I'd have to say that the federal government is not enforcing any of the rules that everybody else works by in Fort McMurray. The Alberta government sets out the rules and gives the approvals. Once that happens, all the things that should be protected by the federal government go down the drain.
Everything that we live by, we live by harvesting off the lands. The lands that I'm talking about are totally devastated. I no longer eat the fish from the Athabasca River. We still use fish from the greater lake, Lake Athabasca. That advisory came down, to not eat fish more than once a month, a long time ago.

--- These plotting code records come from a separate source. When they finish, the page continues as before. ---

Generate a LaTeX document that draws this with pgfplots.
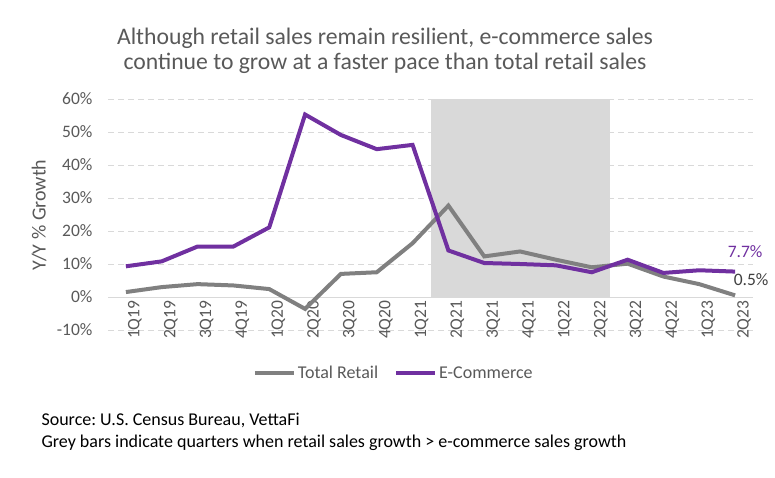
\documentclass[border=0pt]{standalone}
\usepackage{pgfplots}
\pgfplotsset{compat=1.18}
\usepackage{fontspec}
\setmainfont{Carlito}
\frenchspacing
\definecolor{ecom}{HTML}{7030A0}
\definecolor{retail}{HTML}{808080}
\definecolor{shadec}{HTML}{D9D9D9}
\definecolor{txt}{HTML}{595959}
\definecolor{gridc}{HTML}{D9D9D9}
\begin{document}
\begin{tikzpicture}
\path[use as bounding box] (0pt,0pt) rectangle (775pt,477pt);
\node[text=txt, font=\fontsize{23.7}{24.5}\selectfont, align=center] at (385pt,426pt)
  {Although retail sales remain resilient, e-commerce sales\\continue to grow at a faster pace than total retail sales};
\node[text=txt, font=\fontsize{20}{22}\selectfont, rotate=90] at (39pt,262pt) {Y/Y \% Growth};
\node[anchor=west, font=\fontsize{18}{20}\selectfont] at (38pt,57pt) {Source: U.S. Census Bureau, VettaFi};
\node[anchor=west, font=\fontsize{18}{20}\selectfont] at (38pt,34pt) {Grey bars indicate quarters when retail sales growth > e-commerce sales growth};
\begin{axis}[
  at={(108pt,147pt)}, anchor=south west, scale only axis,
  width=645pt, height=231pt,
  xmin=-0.5, xmax=17.5, ymin=-10, ymax=60,
  axis x line=middle, axis y line=left,
  x axis line style={-, draw=gridc, line width=0.8pt},
  y axis line style={draw=none},
  hide obscured x ticks=false, hide obscured y ticks=false,
  xtick={0,...,17},
  xticklabels={1Q19,2Q19,3Q19,4Q19,1Q20,2Q20,3Q20,4Q20,1Q21,2Q21,3Q21,4Q21,1Q22,2Q22,3Q22,4Q22,1Q23,2Q23},
  ytick={-10,0,10,20,30,40,50,60},
  yticklabels={-10\%,0\%,10\%,20\%,30\%,40\%,50\%,60\%},
  major tick length=0pt,
  tick style={draw=none},
  xticklabel style={rotate=90, anchor=east, font=\fontsize{17.5}{19}\selectfont, text=txt, yshift=-9pt},
  yticklabel style={font=\fontsize{17.5}{19}\selectfont, text=txt, xshift=-12pt},
  ymajorgrids,
  grid style={draw=gridc, line width=0.8pt, dash pattern=on 6pt off 4pt},
  legend style={at={(0.443,-0.186)}, anchor=center, draw=none, fill=none,
    legend columns=2, font=\fontsize{18}{20}\selectfont, text=txt,
    /tikz/every even column/.append style={column sep=14pt}},
  legend image code/.code={\draw[#1] (0pt,0pt) -- (39pt,0pt);},
  clip=false,
]
\addplot[draw=none, fill=shadec, forget plot] coordinates {(8.5,0) (8.5,60) (13.5,60) (13.5,0)} -- cycle;
\addplot[retail, line width=4pt] coordinates {
(0,1.5) (1,3.0) (2,3.9) (3,3.5) (4,2.4) (5,-3.6) (6,7.0) (7,7.5) (8,16.3)
(9,27.7) (10,12.3) (11,13.8) (12,11.3) (13,9.0) (14,10.1) (15,6.2) (16,3.9) (17,0.5)};
\addlegendentry{Total Retail}
\addplot[ecom, line width=4pt] coordinates {
(0,9.3) (1,10.8) (2,15.3) (3,15.3) (4,21.1) (5,55.3) (6,49.1) (7,44.8) (8,46.1)
(9,14.1) (10,10.3) (11,10.0) (12,9.6) (13,7.5) (14,11.3) (15,7.3) (16,8.1) (17,7.7)};
\addlegendentry{E-Commerce}
\node[text=ecom, font=\fontsize{17.5}{19}\selectfont] at (axis cs:17,7.7) [xshift=10pt, yshift=20pt] {7.7\%};
\node[text=black!75, font=\fontsize{17.5}{19}\selectfont] at (axis cs:17,0.5) [xshift=16pt, yshift=16pt] {0.5\%};
\end{axis}
\end{tikzpicture}
\end{document}
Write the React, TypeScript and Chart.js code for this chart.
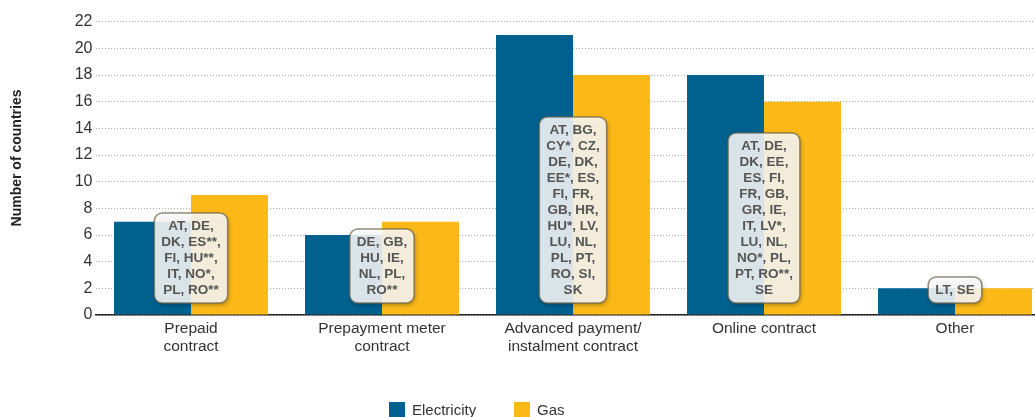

That was brought down by the Alberta government.
When you look at everything else that we use for food, such as moose and ducks, everything is polluted. When you start seeing scary pictures of 1,600 ducks all covered with tar and drowned on the Syncrude site, that's only the tip of the iceberg. That 1,600 should have been something more like in the thousands, more than 1,600.
Some of our people work on those tailing ponds. When they're working there, they don't report all the animals that they've seen die there. They have a job to worry about. They have a family to feed.
When I say that, it's because I feel that we have no voice. The voice that should be dictating how the rules should be played out there is the federal government's; it has the final say. My chief and council will come to the federal government because by treaty you have to be there to protect the lands, the traditional lands of the Athabasca Chipewyan First Nation.
Right now, everything is totally devastated. I am not kidding. There's no more fur there to be had, no more muskrat. You couldn't find ten rats on my reserve, when we used to take out something like 40,000 or 50,000 in the spring of the year.